■ TO DO:
All lines below must be repeated exactly, with the pictures omitted.
━━━ PROVIDED DATA
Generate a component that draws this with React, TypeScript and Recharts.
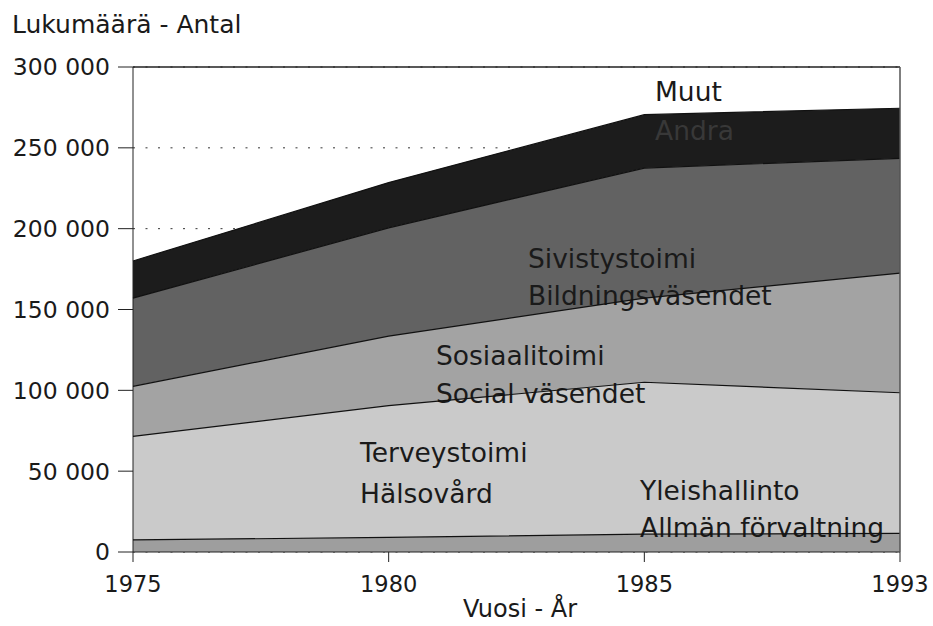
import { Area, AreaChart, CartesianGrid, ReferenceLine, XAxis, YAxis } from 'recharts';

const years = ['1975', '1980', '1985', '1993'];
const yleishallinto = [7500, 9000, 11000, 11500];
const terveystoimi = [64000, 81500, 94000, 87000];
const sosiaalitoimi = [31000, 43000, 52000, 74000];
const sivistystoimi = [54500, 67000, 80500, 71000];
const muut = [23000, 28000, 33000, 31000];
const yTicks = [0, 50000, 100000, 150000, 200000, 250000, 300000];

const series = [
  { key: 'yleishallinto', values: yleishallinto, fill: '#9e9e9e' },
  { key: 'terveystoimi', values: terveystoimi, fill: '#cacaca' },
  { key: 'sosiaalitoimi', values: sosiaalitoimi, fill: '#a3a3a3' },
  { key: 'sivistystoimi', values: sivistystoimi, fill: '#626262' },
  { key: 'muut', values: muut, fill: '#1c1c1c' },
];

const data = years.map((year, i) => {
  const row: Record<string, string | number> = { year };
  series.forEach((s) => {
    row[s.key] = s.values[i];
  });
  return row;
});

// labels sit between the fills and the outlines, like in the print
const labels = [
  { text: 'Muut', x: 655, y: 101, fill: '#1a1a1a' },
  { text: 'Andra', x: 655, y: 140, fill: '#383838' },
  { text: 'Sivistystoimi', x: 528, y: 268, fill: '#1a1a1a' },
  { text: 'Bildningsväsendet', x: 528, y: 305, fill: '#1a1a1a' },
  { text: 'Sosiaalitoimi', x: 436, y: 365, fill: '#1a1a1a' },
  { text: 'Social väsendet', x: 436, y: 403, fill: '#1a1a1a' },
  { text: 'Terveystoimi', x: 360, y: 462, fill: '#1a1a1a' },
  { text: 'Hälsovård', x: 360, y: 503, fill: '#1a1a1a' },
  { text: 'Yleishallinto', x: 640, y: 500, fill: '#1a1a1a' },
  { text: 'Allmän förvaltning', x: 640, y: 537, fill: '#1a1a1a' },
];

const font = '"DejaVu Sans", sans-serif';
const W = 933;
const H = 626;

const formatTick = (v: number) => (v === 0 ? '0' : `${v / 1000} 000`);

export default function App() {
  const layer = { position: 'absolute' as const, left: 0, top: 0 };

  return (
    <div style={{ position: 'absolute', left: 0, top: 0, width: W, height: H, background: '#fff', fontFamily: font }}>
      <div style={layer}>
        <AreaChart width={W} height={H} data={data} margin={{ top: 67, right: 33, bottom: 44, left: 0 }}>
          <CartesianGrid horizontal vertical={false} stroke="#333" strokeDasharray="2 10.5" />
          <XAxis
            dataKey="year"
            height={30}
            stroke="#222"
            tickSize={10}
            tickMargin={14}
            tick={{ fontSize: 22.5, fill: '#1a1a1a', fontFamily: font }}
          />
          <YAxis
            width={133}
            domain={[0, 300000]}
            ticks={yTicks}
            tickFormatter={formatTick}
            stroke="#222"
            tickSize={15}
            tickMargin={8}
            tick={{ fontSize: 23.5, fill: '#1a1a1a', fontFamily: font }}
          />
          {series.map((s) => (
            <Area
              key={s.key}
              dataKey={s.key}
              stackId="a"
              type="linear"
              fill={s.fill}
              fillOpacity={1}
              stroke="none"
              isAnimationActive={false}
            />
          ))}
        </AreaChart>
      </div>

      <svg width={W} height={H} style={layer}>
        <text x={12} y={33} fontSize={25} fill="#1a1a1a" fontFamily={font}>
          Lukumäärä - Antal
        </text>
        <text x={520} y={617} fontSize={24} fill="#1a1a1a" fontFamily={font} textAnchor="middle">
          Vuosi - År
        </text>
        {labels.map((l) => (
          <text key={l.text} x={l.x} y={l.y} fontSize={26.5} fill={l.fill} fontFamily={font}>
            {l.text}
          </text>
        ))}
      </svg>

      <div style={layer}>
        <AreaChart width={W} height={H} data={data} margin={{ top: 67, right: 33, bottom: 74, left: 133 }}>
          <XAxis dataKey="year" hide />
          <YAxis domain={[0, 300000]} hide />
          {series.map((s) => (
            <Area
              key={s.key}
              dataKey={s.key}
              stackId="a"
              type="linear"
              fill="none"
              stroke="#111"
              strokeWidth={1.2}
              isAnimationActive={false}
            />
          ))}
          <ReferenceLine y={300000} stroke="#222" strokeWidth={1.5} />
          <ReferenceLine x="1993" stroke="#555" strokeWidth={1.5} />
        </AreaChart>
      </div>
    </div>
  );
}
━━━━━━
■ COMPLETE ANSWER:
Generate a component that draws this with React, TypeScript and Recharts.
import { Area, AreaChart, CartesianGrid, ReferenceLine, XAxis, YAxis } from 'recharts';

const years = ['1975', '1980', '1985', '1993'];
const yleishallinto = [7500, 9000, 11000, 11500];
const terveystoimi = [64000, 81500, 94000, 87000];
const sosiaalitoimi = [31000, 43000, 52000, 74000];
const sivistystoimi = [54500, 67000, 80500, 71000];
const muut = [23000, 28000, 33000, 31000];
const yTicks = [0, 50000, 100000, 150000, 200000, 250000, 300000];

const series = [
  { key: 'yleishallinto', values: yleishallinto, fill: '#9e9e9e' },
  { key: 'terveystoimi', values: terveystoimi, fill: '#cacaca' },
  { key: 'sosiaalitoimi', values: sosiaalitoimi, fill: '#a3a3a3' },
  { key: 'sivistystoimi', values: sivistystoimi, fill: '#626262' },
  { key: 'muut', values: muut, fill: '#1c1c1c' },
];

const data = years.map((year, i) => {
  const row: Record<string, string | number> = { year };
  series.forEach((s) => {
    row[s.key] = s.values[i];
  });
  return row;
});

// labels sit between the fills and the outlines, like in the print
const labels = [
  { text: 'Muut', x: 655, y: 101, fill: '#1a1a1a' },
  { text: 'Andra', x: 655, y: 140, fill: '#383838' },
  { text: 'Sivistystoimi', x: 528, y: 268, fill: '#1a1a1a' },
  { text: 'Bildningsväsendet', x: 528, y: 305, fill: '#1a1a1a' },
  { text: 'Sosiaalitoimi', x: 436, y: 365, fill: '#1a1a1a' },
  { text: 'Social väsendet', x: 436, y: 403, fill: '#1a1a1a' },
  { text: 'Terveystoimi', x: 360, y: 462, fill: '#1a1a1a' },
  { text: 'Hälsovård', x: 360, y: 503, fill: '#1a1a1a' },
  { text: 'Yleishallinto', x: 640, y: 500, fill: '#1a1a1a' },
  { text: 'Allmän förvaltning', x: 640, y: 537, fill: '#1a1a1a' },
];

const font = '"DejaVu Sans", sans-serif';
const W = 933;
const H = 626;

const formatTick = (v: number) => (v === 0 ? '0' : `${v / 1000} 000`);

export default function App() {
  const layer = { position: 'absolute' as const, left: 0, top: 0 };

  return (
    <div style={{ position: 'absolute', left: 0, top: 0, width: W, height: H, background: '#fff', fontFamily: font }}>
      <div style={layer}>
        <AreaChart width={W} height={H} data={data} margin={{ top: 67, right: 33, bottom: 44, left: 0 }}>
          <CartesianGrid horizontal vertical={false} stroke="#333" strokeDasharray="2 10.5" />
          <XAxis
            dataKey="year"
            height={30}
            stroke="#222"
            tickSize={10}
            tickMargin={14}
            tick={{ fontSize: 22.5, fill: '#1a1a1a', fontFamily: font }}
          />
          <YAxis
            width={133}
            domain={[0, 300000]}
            ticks={yTicks}
            tickFormatter={formatTick}
            stroke="#222"
            tickSize={15}
            tickMargin={8}
            tick={{ fontSize: 23.5, fill: '#1a1a1a', fontFamily: font }}
          />
          {series.map((s) => (
            <Area
              key={s.key}
              dataKey={s.key}
              stackId="a"
              type="linear"
              fill={s.fill}
              fillOpacity={1}
              stroke="none"
              isAnimationActive={false}
            />
          ))}
        </AreaChart>
      </div>

      <svg width={W} height={H} style={layer}>
        <text x={12} y={33} fontSize={25} fill="#1a1a1a" fontFamily={font}>
          Lukumäärä - Antal
        </text>
        <text x={520} y={617} fontSize={24} fill="#1a1a1a" fontFamily={font} textAnchor="middle">
          Vuosi - År
        </text>
        {labels.map((l) => (
          <text key={l.text} x={l.x} y={l.y} fontSize={26.5} fill={l.fill} fontFamily={font}>
            {l.text}
          </text>
        ))}
      </svg>

      <div style={layer}>
        <AreaChart width={W} height={H} data={data} margin={{ top: 67, right: 33, bottom: 74, left: 133 }}>
          <XAxis dataKey="year" hide />
          <YAxis domain={[0, 300000]} hide />
          {series.map((s) => (
            <Area
              key={s.key}
              dataKey={s.key}
              stackId="a"
              type="linear"
              fill="none"
              stroke="#111"
              strokeWidth={1.2}
              isAnimationActive={false}
            />
          ))}
          <ReferenceLine y={300000} stroke="#222" strokeWidth={1.5} />
          <ReferenceLine x="1993" stroke="#555" strokeWidth={1.5} />
        </AreaChart>
      </div>
    </div>
  );
}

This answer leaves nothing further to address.